If you were wondering about Kindles, Nooks, iPads and other electronic e-book readers and tablet computers, your local public library might be the place to go to find out.
E-books, electronic readers and tablets are just one of the new ways that public libraries are keeping up with the latest advances in consumer information technology.
Some libraries even loan out the devices, while others loan out e-books and audio books that patrons can load onto the readers and tablets they already own.
Libraries Are Community Centers
Libraries are also becoming the place where people can go to get hands-on help learning to use the contraptions they may have bought, received as gifts or are thinking of getting.
Librarians were also quick to note that they provide a lot more technology than that. For instance, during the extended power outages due to Tropical Storm Irene and the Halloween snowstorm, libraries filled up with people who brought their laptops to use the wireless connections for checking their emails.
"It turned the library into a community crisis center," said Fred Danowski, information systems librarian at the Milford Public Library.
"That’s something we didn’t have 10 years ago," said Woodbridge Town Library Director Todd Fabian.
Library Cards Still the Key
One thing technology hasn’t made obsolete, however, is the library card. To get access to most of the new technology at the public libraries, patrons have to use their library cards, which now come with bar codes to swipe through a scanner.
Karen Jensen, director of the , said that library loans out Kindles and Nooks -- two types of e-book readers.
Hagaman just acquired a new Kindle Fire, a combination e-book reader and tablet computer. Jensen said the library doesn’t plan to loan out that device at this time, but the library staff will soon offer instruction on how to use it.
It is also one of the libraries that subscribe to Overdrive, a service that provides e-books on loan for a two-week stretch to anyone with a reader. Jensen said patrons can even borrow an e-book over their own home Internet connection, as long as they enter the identification number on their library card.
Each library only gets one copy of the book, and after two weeks it de-activates itself and can no longer be read.
Fabian said one reason for their popularity is that hundreds, even thousands of e-books can be loaded on a reader device. For someone on vacation, carrying a reader is much more convenient than a stack of books.
During the four decades she has been a librarian, Diane Kurtz, head of Information Technology Services for the Stratford Library, said computer technology has completely transformed libraries. But she hasn’t seen anything like the changes involving e-books.
Almost no one had an e-book reader two years ago, but now a majority of books are sold in that format.
"People adapt to new technology, but I’ve never seen people adapt to anything this quickly," Kurtz said.

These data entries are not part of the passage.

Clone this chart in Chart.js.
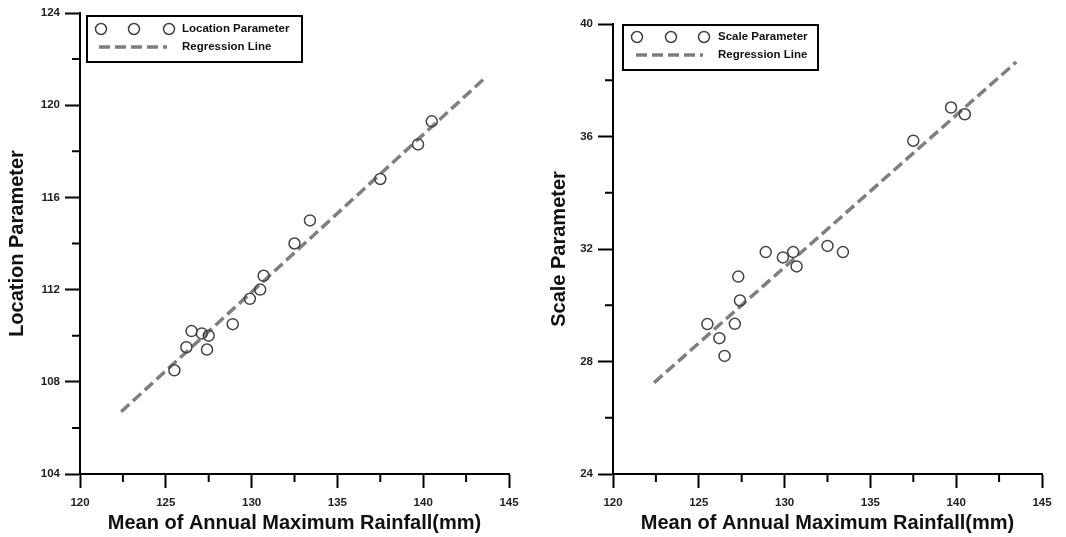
<!DOCTYPE html>
<html>
<head>
<meta charset="utf-8">
<script src="https://cdn.jsdelivr.net/npm/chart.js@4.4.1/dist/chart.umd.min.js"></script>
<style>
    body { margin: 0; background: #fff; }
    .wrap { display: flex; width: 1066px; height: 537px; }
    canvas { display: block; }
</style>
</head>
<body>
<div class="wrap">
    <canvas id="locationChart" width="533" height="537"></canvas>
    <canvas id="scaleChart" width="533" height="537"></canvas>
</div>
<script>
// Location parameter vs mean of annual max rainfall
var rainfallLoc = [125.5, 126.2, 126.5, 127.1, 127.4, 127.5, 128.9, 129.9, 130.5, 130.7, 132.5, 133.4, 137.5, 139.7, 140.5];
var locationParam = [108.5, 109.5, 110.2, 110.1, 109.4, 110.0, 110.5, 111.6, 112.0, 112.6, 114.0, 115.0, 116.8, 118.3, 119.3];
var locRegX = [122.4, 143.7];
var locRegY = [106.7, 121.25];

// Scale parameter vs mean of annual max rainfall
var rainfallScale = [125.5, 126.2, 126.5, 127.1, 127.3, 127.4, 128.9, 129.9, 130.5, 130.7, 132.5, 133.4, 137.5, 139.7, 140.5];
var scaleParam = [29.33, 28.83, 28.2, 29.34, 31.02, 30.17, 31.89, 31.7, 31.89, 31.38, 32.11, 31.89, 35.85, 37.03, 36.79];
var scaleRegX = [122.4, 143.5];
var scaleRegY = [27.25, 38.65];

var xTicks = [120, 125, 130, 135, 140, 145];
var locTicks = [104, 108, 112, 116, 120, 124];
var scaleTicks = [24, 28, 32, 36, 40];

var FONT = '"Liberation Sans", Arial, sans-serif';

function pairs(xs, ys) {
    return xs.map(function(x, i) { return { x: x, y: ys[i] }; });
}

// minor ticks drawn shorter than the major ones
var minorTicks = {
    id: 'minorTicks',
    afterDraw: function(chart) {
        var ctx = chart.ctx;
        var xs = chart.scales.x, ys = chart.scales.y;
        var xMaj = chart.options.scales.x.majorStep, yMaj = chart.options.scales.y.majorStep;
        ctx.save();
        ctx.strokeStyle = '#000';
        ctx.lineWidth = 2;
        ctx.beginPath();
        xs.ticks.forEach(function(t) {
            if (Math.abs(t.value % xMaj) > 1e-6) {
                var px = xs.getPixelForValue(t.value);
                ctx.moveTo(px, xs.top);
                ctx.lineTo(px, xs.top + 8);
            }
        });
        ys.ticks.forEach(function(t) {
            if (Math.abs(t.value % yMaj) > 1e-6) {
                var py = ys.getPixelForValue(t.value);
                ctx.moveTo(ys.right, py);
                ctx.lineTo(ys.right - 8, py);
            }
        });
        ctx.stroke();
        ctx.restore();
    }
};

function boxLegend(cfg) {
    return {
        id: 'boxLegend',
        afterDraw: function(chart) {
            var ctx = chart.ctx;
            var a = chart.chartArea;
            var bx = a.left + cfg.dx, by = a.top + cfg.dy;
            ctx.save();
            ctx.strokeStyle = '#000';
            ctx.lineWidth = 2;
            ctx.strokeRect(bx, by, cfg.w, cfg.h);
            // circle markers
            ctx.strokeStyle = '#444';
            ctx.lineWidth = 1.5;
            cfg.circles.forEach(function(cx) {
                ctx.beginPath();
                ctx.arc(a.left + cx, a.top + cfg.row1, 5.5, 0, Math.PI * 2);
                ctx.stroke();
            });
            // dashed sample
            ctx.strokeStyle = '#7f7f7f';
            ctx.lineWidth = 3.5;
            ctx.setLineDash([11, 5]);
            ctx.beginPath();
            ctx.moveTo(a.left + cfg.dash[0], a.top + cfg.row2);
            ctx.lineTo(a.left + cfg.dash[1], a.top + cfg.row2);
            ctx.stroke();
            ctx.setLineDash([]);
            ctx.fillStyle = '#111';
            ctx.font = 'bold 11.5px ' + FONT;
            ctx.textBaseline = 'middle';
            ctx.fillText(cfg.label, a.left + cfg.tx, a.top + cfg.row1);
            ctx.fillText('Regression Line', a.left + cfg.tx, a.top + cfg.row2);
            ctx.restore();
        }
    };
}

function makeChart(id, opt) {
    var ctx = document.getElementById(id).getContext('2d');
    return new Chart(ctx, {
        type: 'scatter',
        data: {
            datasets: [{
                label: opt.label,
                data: pairs(opt.xs, opt.ys),
                pointRadius: 5.5,
                pointHoverRadius: 5.5,
                pointBorderWidth: 1.5,
                borderColor: '#444',
                backgroundColor: 'rgba(0,0,0,0)'
            }, {
                label: 'Regression Line',
                data: pairs(opt.regX, opt.regY),
                showLine: true,
                pointRadius: 0,
                borderColor: '#7f7f7f',
                borderWidth: 3.5,
                borderDash: [11, 5]
            }]
        },
        options: {
            responsive: false,
            animation: false,
            layout: { padding: { left: 0, right: 24, top: opt.top, bottom: 0 } },
            plugins: { legend: { display: false }, tooltip: { enabled: false } },
            scales: {
                x: {
                    type: 'linear',
                    min: 120, max: 145,
                    majorStep: 5,
                    afterFit: function(s) { s.height = 63; },
                    border: { color: '#000', width: 2 },
                    grid: {
                        drawOnChartArea: false,
                        tickLength: 14,
                        tickWidth: 2,
                        tickColor: function(c) { return c.tick && xTicks.indexOf(c.tick.value) >= 0 ? '#000' : 'rgba(0,0,0,0)'; }
                    },
                    ticks: {
                        stepSize: 2.5,
                        autoSkip: false,
                        maxRotation: 0,
                        padding: 8,
                        color: '#222',
                        font: { family: FONT, size: 11.5, weight: 'bold' },
                        callback: function(v) { return xTicks.indexOf(v) >= 0 ? v : ''; }
                    },
                    title: {
                        display: true,
                        text: 'Mean of Annual Maximum Rainfall(mm)',
                        color: '#111',
                        padding: { top: 0, bottom: 2 },
                        font: { family: FONT, size: 20, weight: 'bold' }
                    }
                },
                y: {
                    min: opt.yMin, max: opt.yMax,
                    majorStep: 4,
                    afterFit: function(s) { s.width = 80; },
                    border: { color: '#000', width: 2 },
                    grid: {
                        drawOnChartArea: false,
                        tickLength: 15,
                        tickWidth: 2,
                        tickColor: function(c) { return c.tick && opt.yTicks.indexOf(c.tick.value) >= 0 ? '#000' : 'rgba(0,0,0,0)'; }
                    },
                    ticks: {
                        stepSize: 2,
                        autoSkip: false,
                        padding: 5,
                        color: '#222',
                        font: { family: FONT, size: 11.5, weight: 'bold' },
                        callback: function(v) { return opt.yTicks.indexOf(v) >= 0 ? v : ''; }
                    },
                    title: {
                        display: true,
                        text: opt.yTitle,
                        color: '#111',
                        padding: { top: opt.titlePad, bottom: 0 },
                        font: { family: FONT, size: 20, weight: 'bold' }
                    }
                }
            }
        },
        plugins: [minorTicks, boxLegend(opt.legend)]
    });
}

document.addEventListener('DOMContentLoaded', function() {
    makeChart('locationChart', {
        label: 'Location Parameter',
        xs: rainfallLoc, ys: locationParam,
        regX: locRegX, regY: locRegY,
        yMin: 104, yMax: 124, yTicks: locTicks,
        yTitle: 'Location Parameter',
        top: 13, titlePad: 5,
        legend: { dx: 7, dy: 3, w: 215, h: 46, circles: [21, 54, 89], row1: 16, row2: 34, dash: [19, 87], tx: 102, label: 'Location Parameter' }
    });
    makeChart('scaleChart', {
        label: 'Scale Parameter',
        xs: rainfallScale, ys: scaleParam,
        regX: scaleRegX, regY: scaleRegY,
        yMin: 24, yMax: 40, yTicks: scaleTicks,
        yTitle: 'Scale Parameter',
        top: 24, titlePad: 14,
        legend: { dx: 10, dy: 1, w: 195, h: 45, circles: [24, 58, 91], row1: 13, row2: 31, dash: [23, 90], tx: 105, label: 'Scale Parameter' }
    });
});
</script>
</body>
</html>
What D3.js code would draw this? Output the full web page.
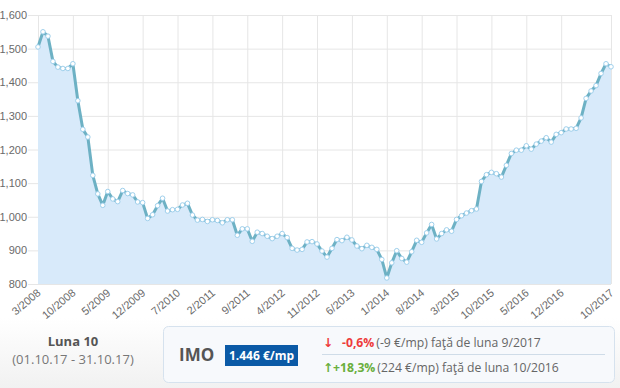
<!DOCTYPE html>
<html>
<head>
<meta charset="utf-8">
<script src="https://cdn.jsdelivr.net/npm/d3@7/dist/d3.min.js"></script>
<style>
  html, body { margin: 0; padding: 0; background: #fff; }
  svg { display: block; font-family: "Open Sans", "DejaVu Sans", sans-serif; }
</style>
</head>
<body>
<svg id="chart" width="620" height="388"></svg>
<script>
// ---- data ----
const startMonth = 3, startYear = 2008;
const values = [
  1505, 1550, 1537, 1462, 1445, 1441, 1441, 1455, 1345, 1260,
  1237, 1123, 1068, 1034, 1075, 1053, 1045, 1078, 1069, 1065,
  1044, 1042, 995, 1006, 1033, 1055, 1017, 1021, 1022, 1035,
  1040, 1005, 990, 992, 986, 991, 989, 982, 991, 991,
  945, 964, 964, 927, 954, 950, 942, 935, 942, 950,
  938, 906, 901, 903, 925, 926, 919, 898, 880, 906,
  932, 929, 939, 931, 913, 905, 915, 909, 903, 873,
  818, 863, 899, 876, 865, 896, 930, 924, 952, 977,
  934, 950, 961, 957, 992, 1003, 1011, 1018, 1023, 1105,
  1125, 1132, 1128, 1118, 1153, 1188, 1198, 1198, 1211, 1201,
  1216, 1225, 1235, 1222, 1245, 1250, 1261, 1261, 1263, 1294,
  1352, 1374, 1390, 1426, 1455, 1446
];
const categories = values.map((_, i) => {
  const m0 = startMonth - 1 + i;
  return (m0 % 12 + 1) + "/" + (startYear + Math.floor(m0 / 12));
});
const xTickLabels = ["3/2008","10/2008","5/2009","12/2009","7/2010","2/2011","9/2011",
  "4/2012","11/2012","6/2013","1/2014","8/2014","3/2015","10/2015","5/2016","12/2016","10/2017"];
const yTicks = [800, 900, 1000, 1100, 1200, 1300, 1400, 1500, 1600];

const summaryTitle = "Luna 10";
const summaryPeriod = "(01.10.17 - 31.10.17)";
const indexName = "IMO";
const indexValue = "1.446 €/mp";
const changes = [
  { arrow: "\u2193", pct: "-0,6%", rest: "(-9 €/mp) faţă de luna 9/2017", color: "#ee3b3b" },
  { arrow: "\u2191", pct: "+18,3%", rest: "(224 €/mp) faţă de luna 10/2016", color: "#6aaf3d" }
];

// ---- layout ----
const svg = d3.select("#chart");
const pLeft = 38, pRight = 611, pTop = 15, pBottom = 284, gridLeft = 28;

const x = d3.scalePoint().domain(categories).range([pLeft, pRight]);
const y = d3.scaleLinear().domain([800, 1600]).range([pBottom, pTop]);

// bottom background gradient
const defs = svg.append("defs");
const grad = defs.append("linearGradient").attr("id", "bg").attr("x1", 0).attr("y1", 0).attr("x2", 0).attr("y2", 1);
grad.append("stop").attr("offset", "0%").attr("stop-color", "#ffffff");
grad.append("stop").attr("offset", "100%").attr("stop-color", "#f1f1f1");
svg.append("rect").attr("x", 0).attr("y", 318).attr("width", 620).attr("height", 70).attr("fill", "url(#bg)");

// horizontal grid
const yAxis = d3.axisLeft(y).tickValues(yTicks).tickSize(-(pRight - gridLeft)).tickPadding(1)
  .tickFormat(d3.format(","));
const gy = svg.append("g").attr("transform", `translate(${gridLeft},0)`).call(yAxis);
gy.select(".domain").remove();
gy.selectAll(".tick line").attr("stroke", "#e6e6e6");
gy.selectAll(".tick text").attr("fill", "#6a6a6a").attr("font-size", 11).attr("x", -1);

// vertical grid
const xAxis = d3.axisBottom(x).tickValues(xTickLabels).tickSize(-(pBottom - pTop)).tickFormat(d => d);
const gx = svg.append("g").attr("transform", `translate(0,${pBottom})`).call(xAxis);
gx.select(".domain").remove();
gx.selectAll(".tick line").attr("stroke", "#e6e6e6");
gx.selectAll(".tick text")
  .attr("fill", "#6a6a6a").attr("font-size", 11)
  .attr("text-anchor", "end")
  .attr("y", 0).attr("dy", 0)
  .attr("transform", "translate(3,10) rotate(-40)");

// area
const area = d3.area().x((d, i) => x(categories[i])).y0(y(800)).y1(d => y(d));
svg.append("path").datum(values).attr("d", area).attr("fill", "#d8eafa");

// line
const line = d3.line().x((d, i) => x(categories[i])).y(d => y(d));
svg.append("path").datum(values).attr("d", line)
  .attr("fill", "none").attr("stroke", "#6db1c4").attr("stroke-width", 3)
  .attr("stroke-linejoin", "round");

// markers
svg.append("g").selectAll("circle").data(values).join("circle")
  .attr("cx", (d, i) => x(categories[i])).attr("cy", d => y(d)).attr("r", 2.3)
  .attr("fill", "#fff").attr("stroke", "#9fd0ec").attr("stroke-width", 1);

// summary left
svg.append("text").attr("x", 73).attr("y", 346).attr("text-anchor", "middle")
  .attr("font-size", 13).attr("font-weight", "bold").attr("fill", "#555").text(summaryTitle);
svg.append("text").attr("x", 73).attr("y", 364).attr("text-anchor", "middle")
  .attr("font-size", 13).attr("fill", "#777").text(summaryPeriod);

// box
svg.append("rect").attr("x", 163.5).attr("y", 326.5).attr("width", 451).attr("height", 56).attr("rx", 5)
  .attr("fill", "#f7f9fc").attr("stroke", "#d6e2ee");
svg.append("text").attr("x", 179).attr("y", 361).attr("font-size", 17).attr("font-weight", "bold")
  .attr("fill", "#555").text(indexName);
svg.append("rect").attr("x", 225).attr("y", 345).attr("width", 73).attr("height", 21).attr("fill", "#0b5aa6");
svg.append("text").attr("x", 261.5).attr("y", 360).attr("text-anchor", "middle").attr("font-size", 12)
  .attr("font-weight", "bold").attr("fill", "#fff").text(indexValue);

// change lines
svg.append("line").attr("x1", 322).attr("x2", 605).attr("y1", 354.5).attr("y2", 354.5).attr("stroke", "#cfdce8");
changes.forEach((c, k) => {
  const yy = 347 + k * 25;
  const t = svg.append("text").attr("y", yy).attr("font-size", 12.2);
  t.append("tspan").attr("x", 323).attr("fill", c.color).attr("font-weight", "bold").text(c.arrow);
  t.append("tspan").attr("x", k === 0 ? 342 : 333).attr("fill", c.color).attr("font-weight", "bold").text(c.pct);
  t.append("tspan").attr("dx", 2).attr("fill", "#666").text(c.rest);
});
</script>
</body>
</html>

To help them, she said Stratford Library holds learning two-hour-long "Technology Sandbox" workshops. People can show up when a "Sandbox" is scheduled and receive personal, one-on-one help learning how to use the latest electronic readers and tablet computers, or any of the myriad other technological applications the library uses.
Sandboxes are scheduled for Dec. 12 and 13, and Jan. 3 and 9, but you must be a Stratford resident with a Stratford library card.
Database Services and Audio Books
Every sixth grader in Stratford will visit the town library for a field trip sometime during the school year to learn how to use the computerized catalogs and special databases that are available with a few quick mouse clicks and a library card.
Most libraries belong to a library consortium that provides access to database services that give patrons access to information about auto repair, home improvement tips and practice tests for a wide variety of professional licenses and certifications.
Several librarians noted that e-book reader apps are available for the new "Smart" cell phones, and they work just as good as the bigger, tablet-size devices.
Libraries also let patrons download audio books onto their iPods and other recording devices, which might also be available on Smart phones.
Fabian said the Woodbridge Library installed a bright board, which is essentially a 40-inch, flat screen television, and has it playing a continuous loop of information about upcoming library programs and community events. "We tried it and it’s been well received," he said.